WHAT YOU ARE ASKED TO DO » Leaving the pictures out, print the lines from the first line of the listing through the line containing "import seaborn as sns", exactly as they read, and no others.

DATA »
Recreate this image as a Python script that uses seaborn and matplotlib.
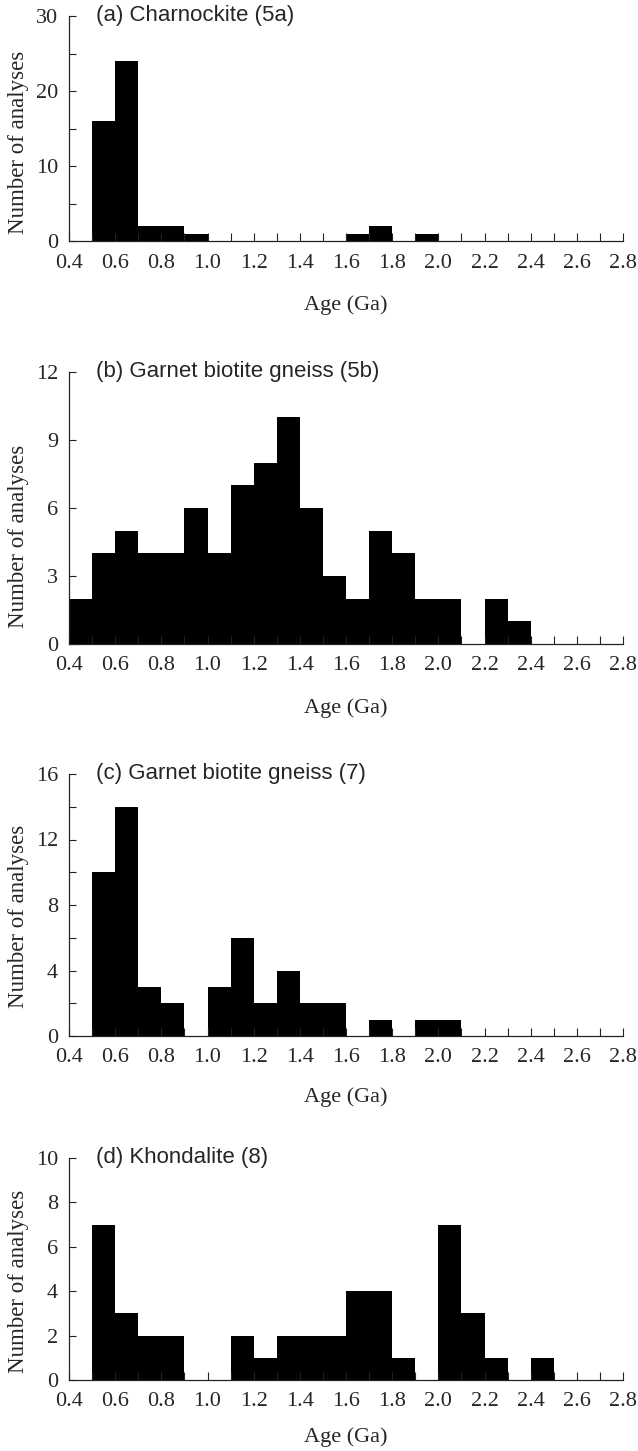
import numpy as np
import pandas as pd
import matplotlib
matplotlib.use("Agg")
import matplotlib.pyplot as plt
from matplotlib.ticker import MultipleLocator, FixedLocator, FormatStrFormatter
import seaborn as sns

# Left edges of the 0.1 Ga age bins (0.4 - 2.8 Ga)
bin_left = [0.4, 0.5, 0.6, 0.7, 0.8, 0.9, 1.0, 1.1, 1.2, 1.3, 1.4, 1.5,
            1.6, 1.7, 1.8, 1.9, 2.0, 2.1, 2.2, 2.3, 2.4, 2.5, 2.6, 2.7]

# Number of zircon analyses per bin for each sample
counts_a = [0, 16, 24, 2, 2, 1, 0, 0, 0, 0, 0, 0,
            1, 2, 0, 1, 0, 0, 0, 0, 0, 0, 0, 0]
counts_b = [2, 4, 5, 4, 4, 6, 4, 7, 8, 10, 6, 3,
            2, 5, 4, 2, 2, 0, 2, 1, 0, 0, 0, 0]
counts_c = [0, 10, 14, 3, 2, 0, 3, 6, 2, 4, 2, 2,
            0, 1, 0, 1, 1, 0, 0, 0, 0, 0, 0, 0]
counts_d = [0, 7, 3, 2, 2, 0, 0, 2, 1, 2, 2, 2,
            4, 4, 1, 0, 7, 3, 1, 0, 1, 0, 0, 0]

panel_titles = ["(a) Charnockite (5a)",
                "(b) Garnet biotite gneiss (5b)",
                "(c) Garnet biotite gneiss (7)",
                "(d) Khondalite (8)"]
y_max = [30, 12, 16, 10]
y_major = [10, 3, 4, 2]
y_minor = [5, None, 2, None]
x_ticks = [0.4, 0.6, 0.8, 1.0, 1.2, 1.4, 1.6, 1.8, 2.0, 2.2, 2.4, 2.6, 2.8]

sns.set_style("ticks")
plt.rcParams["font.family"] = ["Liberation Serif", "DejaVu Serif"]

W, H = 638, 1451
fig = plt.figure(figsize=(W / 100, H / 100), dpi=100)

# pixel geometry of each panel: (top, bottom, ylabel centre y, xlabel centre y)
geom = [(16, 241, 142, 305),
        (372, 644, 536, 708),
        (774, 1036, 916, 1097),
        (1158, 1380, 1281, 1437)]
x0, x1 = 69, 623

edges = [round(v, 2) for v in bin_left + [2.8]]
centers = [round(v + 0.05, 3) for v in bin_left]

for i, counts in enumerate([counts_a, counts_b, counts_c, counts_d]):
    top, bot, ylc, xlc = geom[i]
    ax = fig.add_axes([x0 / W, (H - bot) / H, (x1 - x0) / W, (bot - top) / H])
    df = pd.DataFrame({"age": centers, "n": counts})
    sns.histplot(data=df, x="age", weights="n", bins=edges, ax=ax,
                 color="black", alpha=1, linewidth=0, element="bars",
                 fill=True, stat="count")

    ax.set_xlim(0.4, 2.8)
    ax.set_ylim(0, y_max[i])
    ax.xaxis.set_major_locator(FixedLocator(x_ticks))
    ax.xaxis.set_major_formatter(FormatStrFormatter("%.1f"))
    ax.xaxis.set_minor_locator(MultipleLocator(0.1))
    ax.yaxis.set_major_locator(MultipleLocator(y_major[i]))
    if y_minor[i]:
        ax.yaxis.set_minor_locator(MultipleLocator(y_minor[i]))

    sns.despine(ax=ax)
    for side in ("left", "bottom"):
        ax.spines[side].set_linewidth(0.9)
        ax.spines[side].set_color("#222222")

    ax.tick_params(axis="x", which="both", direction="in", length=6,
                   width=0.8, color="#222222", labelsize=16, pad=9)
    ax.tick_params(axis="y", which="both", direction="in", length=5,
                   width=0.8, color="#222222", labelsize=16, pad=8)
    ax.set_axisbelow(False)

    ax.set_xlabel("Age (Ga)", fontsize=16)
    ax.xaxis.label.set_va("center")
    ax.xaxis.set_label_coords(0.5, -(xlc - bot) / (bot - top))
    ax.set_ylabel("Number of analyses", fontsize=16.5)
    ax.yaxis.label.set_va("center")
    ax.yaxis.set_label_coords((19 - x0) / (x1 - x0), (bot - ylc) / (bot - top))

    ax.text(0.049, 1.0, panel_titles[i], transform=ax.transAxes,
            ha="left", va="center", fontsize=16,
            family=["Liberation Sans", "DejaVu Sans"])

fig.savefig("out.png", dpi=100)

OUTPUT BELOW »
Recreate this image as a Python script that uses seaborn and matplotlib.
import numpy as np
import pandas as pd
import matplotlib
matplotlib.use("Agg")
import matplotlib.pyplot as plt
from matplotlib.ticker import MultipleLocator, FixedLocator, FormatStrFormatter
import seaborn as sns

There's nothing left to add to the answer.